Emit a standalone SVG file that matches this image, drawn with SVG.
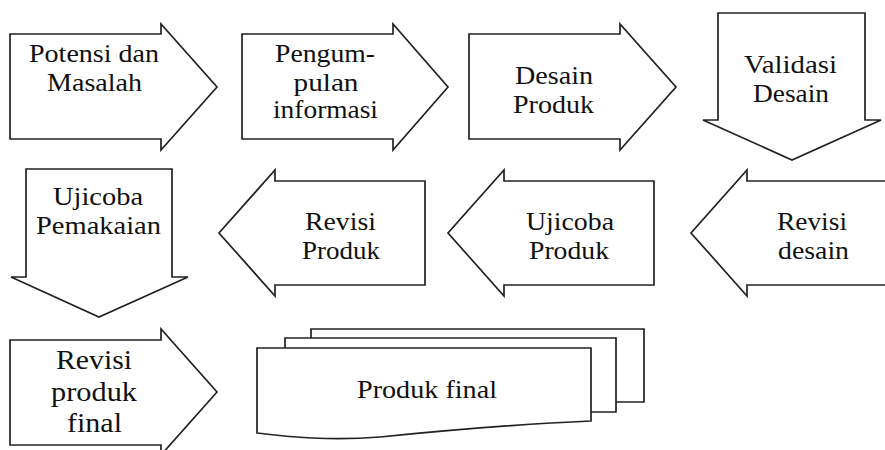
<svg xmlns="http://www.w3.org/2000/svg" width="885" height="450" viewBox="0 0 885 450">
<style>
.s{fill:#fff;stroke:#222;stroke-width:1.7;stroke-linejoin:miter}
.t{font-family:"Liberation Serif","Times New Roman",serif;font-size:25px;fill:#111;text-anchor:middle}
.b{font-size:26.5px}
</style>
<rect width="885" height="450" fill="#fff"/>
<g id="n1"><path class="s" d="M10,34 H161 V24 L217,87 L161,150 V139 H10 Z"/>
<text class="t" x="94" y="62" textLength="130" lengthAdjust="spacingAndGlyphs">Potensi dan</text><text class="t" x="94.5" y="91" textLength="95" lengthAdjust="spacingAndGlyphs">Masalah</text></g>
<g id="n2"><path class="s" d="M242,34 H393 V24 L448,87 L393,150 V139 H242 Z"/>
<text class="t" x="325" y="62" textLength="100" lengthAdjust="spacingAndGlyphs">Pengum-</text><text class="t" x="326" y="91" textLength="65" lengthAdjust="spacingAndGlyphs">pulan</text><text class="t" x="325.5" y="118" textLength="105" lengthAdjust="spacingAndGlyphs">informasi</text></g>
<g id="n3"><path class="s" d="M469,34 H620 V24 L676,87 L620,150 V139 H469 Z"/>
<text class="t" x="554" y="84" textLength="78" lengthAdjust="spacingAndGlyphs">Desain</text><text class="t" x="553.5" y="113" textLength="81" lengthAdjust="spacingAndGlyphs">Produk</text></g>
<g id="n4"><path class="s" d="M718,13 H865 V120 H881 L792,160 L703,120 H718 Z"/>
<text class="t" x="790.5" y="73" textLength="93" lengthAdjust="spacingAndGlyphs">Validasi</text><text class="t" x="791" y="102" textLength="76" lengthAdjust="spacingAndGlyphs">Desain</text></g>
<g id="n5"><path class="s" d="M890,181 H747 V170 L691,233 L747,296 V285 H890"/>
<text class="t" x="812" y="230" textLength="70" lengthAdjust="spacingAndGlyphs">Revisi</text><text class="t" x="813.5" y="259" textLength="71" lengthAdjust="spacingAndGlyphs">desain</text></g>
<g id="n6"><path class="s" d="M654,181 H504 V170 L448,233 L504,296 V285 H654 Z"/>
<text class="t" x="570" y="230" textLength="88" lengthAdjust="spacingAndGlyphs">Ujicoba</text><text class="t" x="569" y="259" textLength="80" lengthAdjust="spacingAndGlyphs">Produk</text></g>
<g id="n7"><path class="s" d="M425,181 H275 V170 L219,233 L275,296 V285 H425 Z"/>
<text class="t" x="340.5" y="230" textLength="71" lengthAdjust="spacingAndGlyphs">Revisi</text><text class="t" x="341" y="259" textLength="78" lengthAdjust="spacingAndGlyphs">Produk</text></g>
<g id="n8"><path class="s" d="M26,169 H172 V277 H188 L99,317 L11,277 H26 Z"/>
<text class="t" x="98" y="205" textLength="90" lengthAdjust="spacingAndGlyphs">Ujicoba</text><text class="t" x="98.5" y="234" textLength="125" lengthAdjust="spacingAndGlyphs">Pemakaian</text></g>
<g id="n9"><path class="s" d="M10,340 H161 V329 L217,392 L161,455 V445 H10 Z"/>
<text class="t b" x="94" y="369" textLength="76" lengthAdjust="spacingAndGlyphs">Revisi</text><text class="t b" x="94" y="401" textLength="86" lengthAdjust="spacingAndGlyphs">produk</text><text class="t b" x="94.5" y="432" textLength="55" lengthAdjust="spacingAndGlyphs">final</text></g>
<g id="n10">
<path class="s" d="M311,338 V329 H644 V402 H616"/>
<path class="s" d="M285,348 V338 H616 V412 H591"/>
<path class="s" d="M257,348 H591 V421 C520,424 450,430 380,437 C330,441 290,437 257,433 Z"/>
<text class="t" x="427" y="398" textLength="140" lengthAdjust="spacingAndGlyphs">Produk final</text></g>
<g id="connectors"></g>
</svg>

* * *

:: OBJECTIVE ::
Take the listing and print it again exactly, but without any pictures.

:: REPLY ::
Emit a standalone SVG file that matches this image, drawn with SVG.
<svg xmlns="http://www.w3.org/2000/svg" width="885" height="450" viewBox="0 0 885 450">
<style>
.s{fill:#fff;stroke:#222;stroke-width:1.7;stroke-linejoin:miter}
.t{font-family:"Liberation Serif","Times New Roman",serif;font-size:25px;fill:#111;text-anchor:middle}
.b{font-size:26.5px}
</style>
<rect width="885" height="450" fill="#fff"/>
<g id="n1"><path class="s" d="M10,34 H161 V24 L217,87 L161,150 V139 H10 Z"/>
<text class="t" x="94" y="62" textLength="130" lengthAdjust="spacingAndGlyphs">Potensi dan</text><text class="t" x="94.5" y="91" textLength="95" lengthAdjust="spacingAndGlyphs">Masalah</text></g>
<g id="n2"><path class="s" d="M242,34 H393 V24 L448,87 L393,150 V139 H242 Z"/>
<text class="t" x="325" y="62" textLength="100" lengthAdjust="spacingAndGlyphs">Pengum-</text><text class="t" x="326" y="91" textLength="65" lengthAdjust="spacingAndGlyphs">pulan</text><text class="t" x="325.5" y="118" textLength="105" lengthAdjust="spacingAndGlyphs">informasi</text></g>
<g id="n3"><path class="s" d="M469,34 H620 V24 L676,87 L620,150 V139 H469 Z"/>
<text class="t" x="554" y="84" textLength="78" lengthAdjust="spacingAndGlyphs">Desain</text><text class="t" x="553.5" y="113" textLength="81" lengthAdjust="spacingAndGlyphs">Produk</text></g>
<g id="n4"><path class="s" d="M718,13 H865 V120 H881 L792,160 L703,120 H718 Z"/>
<text class="t" x="790.5" y="73" textLength="93" lengthAdjust="spacingAndGlyphs">Validasi</text><text class="t" x="791" y="102" textLength="76" lengthAdjust="spacingAndGlyphs">Desain</text></g>
<g id="n5"><path class="s" d="M890,181 H747 V170 L691,233 L747,296 V285 H890"/>
<text class="t" x="812" y="230" textLength="70" lengthAdjust="spacingAndGlyphs">Revisi</text><text class="t" x="813.5" y="259" textLength="71" lengthAdjust="spacingAndGlyphs">desain</text></g>
<g id="n6"><path class="s" d="M654,181 H504 V170 L448,233 L504,296 V285 H654 Z"/>
<text class="t" x="570" y="230" textLength="88" lengthAdjust="spacingAndGlyphs">Ujicoba</text><text class="t" x="569" y="259" textLength="80" lengthAdjust="spacingAndGlyphs">Produk</text></g>
<g id="n7"><path class="s" d="M425,181 H275 V170 L219,233 L275,296 V285 H425 Z"/>
<text class="t" x="340.5" y="230" textLength="71" lengthAdjust="spacingAndGlyphs">Revisi</text><text class="t" x="341" y="259" textLength="78" lengthAdjust="spacingAndGlyphs">Produk</text></g>
<g id="n8"><path class="s" d="M26,169 H172 V277 H188 L99,317 L11,277 H26 Z"/>
<text class="t" x="98" y="205" textLength="90" lengthAdjust="spacingAndGlyphs">Ujicoba</text><text class="t" x="98.5" y="234" textLength="125" lengthAdjust="spacingAndGlyphs">Pemakaian</text></g>
<g id="n9"><path class="s" d="M10,340 H161 V329 L217,392 L161,455 V445 H10 Z"/>
<text class="t b" x="94" y="369" textLength="76" lengthAdjust="spacingAndGlyphs">Revisi</text><text class="t b" x="94" y="401" textLength="86" lengthAdjust="spacingAndGlyphs">produk</text><text class="t b" x="94.5" y="432" textLength="55" lengthAdjust="spacingAndGlyphs">final</text></g>
<g id="n10">
<path class="s" d="M311,338 V329 H644 V402 H616"/>
<path class="s" d="M285,348 V338 H616 V412 H591"/>
<path class="s" d="M257,348 H591 V421 C520,424 450,430 380,437 C330,441 290,437 257,433 Z"/>
<text class="t" x="427" y="398" textLength="140" lengthAdjust="spacingAndGlyphs">Produk final</text></g>
<g id="connectors"></g>
</svg>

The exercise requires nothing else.